TASK REQUIREMENTS: Under this task are some entries; return every one of them exactly.

[Records with drawing code]
____

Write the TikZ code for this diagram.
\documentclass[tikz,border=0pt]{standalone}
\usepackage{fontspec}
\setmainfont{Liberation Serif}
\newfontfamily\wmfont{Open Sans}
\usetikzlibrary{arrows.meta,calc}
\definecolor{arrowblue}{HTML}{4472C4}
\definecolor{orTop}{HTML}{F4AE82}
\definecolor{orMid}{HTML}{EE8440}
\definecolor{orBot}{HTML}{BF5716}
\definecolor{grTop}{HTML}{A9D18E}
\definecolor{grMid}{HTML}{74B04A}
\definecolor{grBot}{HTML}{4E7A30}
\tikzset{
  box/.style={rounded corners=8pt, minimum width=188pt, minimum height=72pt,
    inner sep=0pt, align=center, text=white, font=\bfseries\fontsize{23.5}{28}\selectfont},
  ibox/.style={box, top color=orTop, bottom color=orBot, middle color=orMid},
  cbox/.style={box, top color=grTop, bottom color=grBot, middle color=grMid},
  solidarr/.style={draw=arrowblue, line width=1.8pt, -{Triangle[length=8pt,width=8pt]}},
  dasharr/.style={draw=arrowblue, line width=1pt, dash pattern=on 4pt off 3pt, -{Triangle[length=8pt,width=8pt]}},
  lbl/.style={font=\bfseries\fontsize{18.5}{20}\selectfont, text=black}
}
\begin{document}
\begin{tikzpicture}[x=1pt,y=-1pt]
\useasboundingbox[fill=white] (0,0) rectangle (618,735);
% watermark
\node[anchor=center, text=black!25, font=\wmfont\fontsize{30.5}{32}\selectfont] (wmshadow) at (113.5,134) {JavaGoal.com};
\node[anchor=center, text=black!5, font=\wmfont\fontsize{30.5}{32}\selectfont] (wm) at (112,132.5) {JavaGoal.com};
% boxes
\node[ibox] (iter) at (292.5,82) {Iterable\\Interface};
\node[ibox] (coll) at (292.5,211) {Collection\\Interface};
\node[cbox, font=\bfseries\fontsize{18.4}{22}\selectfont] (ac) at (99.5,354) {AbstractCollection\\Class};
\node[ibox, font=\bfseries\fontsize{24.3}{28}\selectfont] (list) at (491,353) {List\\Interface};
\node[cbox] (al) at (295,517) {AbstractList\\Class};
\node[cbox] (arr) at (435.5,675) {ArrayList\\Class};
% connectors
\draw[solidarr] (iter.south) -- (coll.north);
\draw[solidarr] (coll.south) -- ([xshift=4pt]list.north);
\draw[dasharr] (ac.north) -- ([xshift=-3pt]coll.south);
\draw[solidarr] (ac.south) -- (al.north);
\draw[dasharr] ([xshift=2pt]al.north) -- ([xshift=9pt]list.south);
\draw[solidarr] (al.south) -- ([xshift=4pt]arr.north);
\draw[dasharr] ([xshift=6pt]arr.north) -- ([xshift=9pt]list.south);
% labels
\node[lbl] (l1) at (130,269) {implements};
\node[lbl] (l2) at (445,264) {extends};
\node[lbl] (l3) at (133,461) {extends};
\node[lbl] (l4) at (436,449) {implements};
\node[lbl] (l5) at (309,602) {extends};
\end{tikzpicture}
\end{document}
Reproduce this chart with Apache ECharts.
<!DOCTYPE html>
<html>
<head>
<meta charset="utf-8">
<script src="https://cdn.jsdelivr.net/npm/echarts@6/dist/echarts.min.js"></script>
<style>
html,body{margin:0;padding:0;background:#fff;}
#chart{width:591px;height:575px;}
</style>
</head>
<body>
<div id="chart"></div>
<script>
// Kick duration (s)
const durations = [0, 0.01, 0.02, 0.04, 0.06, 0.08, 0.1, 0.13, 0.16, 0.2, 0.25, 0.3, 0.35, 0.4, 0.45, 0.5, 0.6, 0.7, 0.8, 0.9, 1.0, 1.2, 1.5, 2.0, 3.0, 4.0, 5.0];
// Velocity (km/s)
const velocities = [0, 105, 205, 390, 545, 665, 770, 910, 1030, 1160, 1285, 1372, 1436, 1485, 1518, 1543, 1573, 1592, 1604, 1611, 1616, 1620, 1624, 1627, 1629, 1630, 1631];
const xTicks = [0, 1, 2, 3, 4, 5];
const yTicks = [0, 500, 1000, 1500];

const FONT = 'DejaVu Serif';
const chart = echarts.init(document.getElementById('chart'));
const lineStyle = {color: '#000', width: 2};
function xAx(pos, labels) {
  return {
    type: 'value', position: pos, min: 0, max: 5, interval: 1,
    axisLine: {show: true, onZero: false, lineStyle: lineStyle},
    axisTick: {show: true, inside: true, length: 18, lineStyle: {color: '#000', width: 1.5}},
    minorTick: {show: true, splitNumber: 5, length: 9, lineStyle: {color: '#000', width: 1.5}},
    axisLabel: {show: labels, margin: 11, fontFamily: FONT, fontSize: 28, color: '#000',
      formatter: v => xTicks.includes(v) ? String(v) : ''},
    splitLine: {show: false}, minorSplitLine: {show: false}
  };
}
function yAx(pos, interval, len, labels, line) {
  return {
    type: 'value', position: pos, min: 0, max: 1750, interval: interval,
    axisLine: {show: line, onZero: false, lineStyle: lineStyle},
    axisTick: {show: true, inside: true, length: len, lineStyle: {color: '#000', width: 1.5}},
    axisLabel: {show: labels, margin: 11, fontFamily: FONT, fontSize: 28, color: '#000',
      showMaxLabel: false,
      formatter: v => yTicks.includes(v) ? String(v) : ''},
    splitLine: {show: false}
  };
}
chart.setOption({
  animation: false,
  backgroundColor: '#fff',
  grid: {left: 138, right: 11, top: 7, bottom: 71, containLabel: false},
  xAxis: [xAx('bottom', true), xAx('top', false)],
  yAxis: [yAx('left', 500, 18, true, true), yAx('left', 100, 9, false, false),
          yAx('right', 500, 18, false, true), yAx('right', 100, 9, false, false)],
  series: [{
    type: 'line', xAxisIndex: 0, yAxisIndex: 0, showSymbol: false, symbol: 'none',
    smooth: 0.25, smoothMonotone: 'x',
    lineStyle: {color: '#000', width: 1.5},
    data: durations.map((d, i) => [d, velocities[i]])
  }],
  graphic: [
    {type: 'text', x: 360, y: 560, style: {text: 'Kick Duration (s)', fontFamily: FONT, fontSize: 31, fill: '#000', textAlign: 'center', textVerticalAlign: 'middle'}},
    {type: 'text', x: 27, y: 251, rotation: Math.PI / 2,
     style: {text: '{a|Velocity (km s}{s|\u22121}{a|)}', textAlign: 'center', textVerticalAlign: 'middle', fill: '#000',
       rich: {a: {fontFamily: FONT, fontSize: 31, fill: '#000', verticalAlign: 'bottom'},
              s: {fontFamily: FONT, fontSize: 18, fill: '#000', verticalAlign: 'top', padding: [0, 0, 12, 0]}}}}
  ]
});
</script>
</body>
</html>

____

RESULT FOR THIS EXERCISE:
Write the TikZ code for this diagram.
\documentclass[tikz,border=0pt]{standalone}
\usepackage{fontspec}
\setmainfont{Liberation Serif}
\newfontfamily\wmfont{Open Sans}
\usetikzlibrary{arrows.meta,calc}
\definecolor{arrowblue}{HTML}{4472C4}
\definecolor{orTop}{HTML}{F4AE82}
\definecolor{orMid}{HTML}{EE8440}
\definecolor{orBot}{HTML}{BF5716}
\definecolor{grTop}{HTML}{A9D18E}
\definecolor{grMid}{HTML}{74B04A}
\definecolor{grBot}{HTML}{4E7A30}
\tikzset{
  box/.style={rounded corners=8pt, minimum width=188pt, minimum height=72pt,
    inner sep=0pt, align=center, text=white, font=\bfseries\fontsize{23.5}{28}\selectfont},
  ibox/.style={box, top color=orTop, bottom color=orBot, middle color=orMid},
  cbox/.style={box, top color=grTop, bottom color=grBot, middle color=grMid},
  solidarr/.style={draw=arrowblue, line width=1.8pt, -{Triangle[length=8pt,width=8pt]}},
  dasharr/.style={draw=arrowblue, line width=1pt, dash pattern=on 4pt off 3pt, -{Triangle[length=8pt,width=8pt]}},
  lbl/.style={font=\bfseries\fontsize{18.5}{20}\selectfont, text=black}
}
\begin{document}
\begin{tikzpicture}[x=1pt,y=-1pt]
\useasboundingbox[fill=white] (0,0) rectangle (618,735);
% watermark
\node[anchor=center, text=black!25, font=\wmfont\fontsize{30.5}{32}\selectfont] (wmshadow) at (113.5,134) {JavaGoal.com};
\node[anchor=center, text=black!5, font=\wmfont\fontsize{30.5}{32}\selectfont] (wm) at (112,132.5) {JavaGoal.com};
% boxes
\node[ibox] (iter) at (292.5,82) {Iterable\\Interface};
\node[ibox] (coll) at (292.5,211) {Collection\\Interface};
\node[cbox, font=\bfseries\fontsize{18.4}{22}\selectfont] (ac) at (99.5,354) {AbstractCollection\\Class};
\node[ibox, font=\bfseries\fontsize{24.3}{28}\selectfont] (list) at (491,353) {List\\Interface};
\node[cbox] (al) at (295,517) {AbstractList\\Class};
\node[cbox] (arr) at (435.5,675) {ArrayList\\Class};
% connectors
\draw[solidarr] (iter.south) -- (coll.north);
\draw[solidarr] (coll.south) -- ([xshift=4pt]list.north);
\draw[dasharr] (ac.north) -- ([xshift=-3pt]coll.south);
\draw[solidarr] (ac.south) -- (al.north);
\draw[dasharr] ([xshift=2pt]al.north) -- ([xshift=9pt]list.south);
\draw[solidarr] (al.south) -- ([xshift=4pt]arr.north);
\draw[dasharr] ([xshift=6pt]arr.north) -- ([xshift=9pt]list.south);
% labels
\node[lbl] (l1) at (130,269) {implements};
\node[lbl] (l2) at (445,264) {extends};
\node[lbl] (l3) at (133,461) {extends};
\node[lbl] (l4) at (436,449) {implements};
\node[lbl] (l5) at (309,602) {extends};
\end{tikzpicture}
\end{document}
Reproduce this chart with Apache ECharts.
<!DOCTYPE html>
<html>
<head>
<meta charset="utf-8">
<script src="https://cdn.jsdelivr.net/npm/echarts@6/dist/echarts.min.js"></script>
<style>
html,body{margin:0;padding:0;background:#fff;}
#chart{width:591px;height:575px;}
</style>
</head>
<body>
<div id="chart"></div>
<script>
// Kick duration (s)
const durations = [0, 0.01, 0.02, 0.04, 0.06, 0.08, 0.1, 0.13, 0.16, 0.2, 0.25, 0.3, 0.35, 0.4, 0.45, 0.5, 0.6, 0.7, 0.8, 0.9, 1.0, 1.2, 1.5, 2.0, 3.0, 4.0, 5.0];
// Velocity (km/s)
const velocities = [0, 105, 205, 390, 545, 665, 770, 910, 1030, 1160, 1285, 1372, 1436, 1485, 1518, 1543, 1573, 1592, 1604, 1611, 1616, 1620, 1624, 1627, 1629, 1630, 1631];
const xTicks = [0, 1, 2, 3, 4, 5];
const yTicks = [0, 500, 1000, 1500];

const FONT = 'DejaVu Serif';
const chart = echarts.init(document.getElementById('chart'));
const lineStyle = {color: '#000', width: 2};
function xAx(pos, labels) {
  return {
    type: 'value', position: pos, min: 0, max: 5, interval: 1,
    axisLine: {show: true, onZero: false, lineStyle: lineStyle},
    axisTick: {show: true, inside: true, length: 18, lineStyle: {color: '#000', width: 1.5}},
    minorTick: {show: true, splitNumber: 5, length: 9, lineStyle: {color: '#000', width: 1.5}},
    axisLabel: {show: labels, margin: 11, fontFamily: FONT, fontSize: 28, color: '#000',
      formatter: v => xTicks.includes(v) ? String(v) : ''},
    splitLine: {show: false}, minorSplitLine: {show: false}
  };
}
function yAx(pos, interval, len, labels, line) {
  return {
    type: 'value', position: pos, min: 0, max: 1750, interval: interval,
    axisLine: {show: line, onZero: false, lineStyle: lineStyle},
    axisTick: {show: true, inside: true, length: len, lineStyle: {color: '#000', width: 1.5}},
    axisLabel: {show: labels, margin: 11, fontFamily: FONT, fontSize: 28, color: '#000',
      showMaxLabel: false,
      formatter: v => yTicks.includes(v) ? String(v) : ''},
    splitLine: {show: false}
  };
}
chart.setOption({
  animation: false,
  backgroundColor: '#fff',
  grid: {left: 138, right: 11, top: 7, bottom: 71, containLabel: false},
  xAxis: [xAx('bottom', true), xAx('top', false)],
  yAxis: [yAx('left', 500, 18, true, true), yAx('left', 100, 9, false, false),
          yAx('right', 500, 18, false, true), yAx('right', 100, 9, false, false)],
  series: [{
    type: 'line', xAxisIndex: 0, yAxisIndex: 0, showSymbol: false, symbol: 'none',
    smooth: 0.25, smoothMonotone: 'x',
    lineStyle: {color: '#000', width: 1.5},
    data: durations.map((d, i) => [d, velocities[i]])
  }],
  graphic: [
    {type: 'text', x: 360, y: 560, style: {text: 'Kick Duration (s)', fontFamily: FONT, fontSize: 31, fill: '#000', textAlign: 'center', textVerticalAlign: 'middle'}},
    {type: 'text', x: 27, y: 251, rotation: Math.PI / 2,
     style: {text: '{a|Velocity (km s}{s|\u22121}{a|)}', textAlign: 'center', textVerticalAlign: 'middle', fill: '#000',
       rich: {a: {fontFamily: FONT, fontSize: 31, fill: '#000', verticalAlign: 'bottom'},
              s: {fontFamily: FONT, fontSize: 18, fill: '#000', verticalAlign: 'top', padding: [0, 0, 12, 0]}}}}
  ]
});
</script>
</body>
</html>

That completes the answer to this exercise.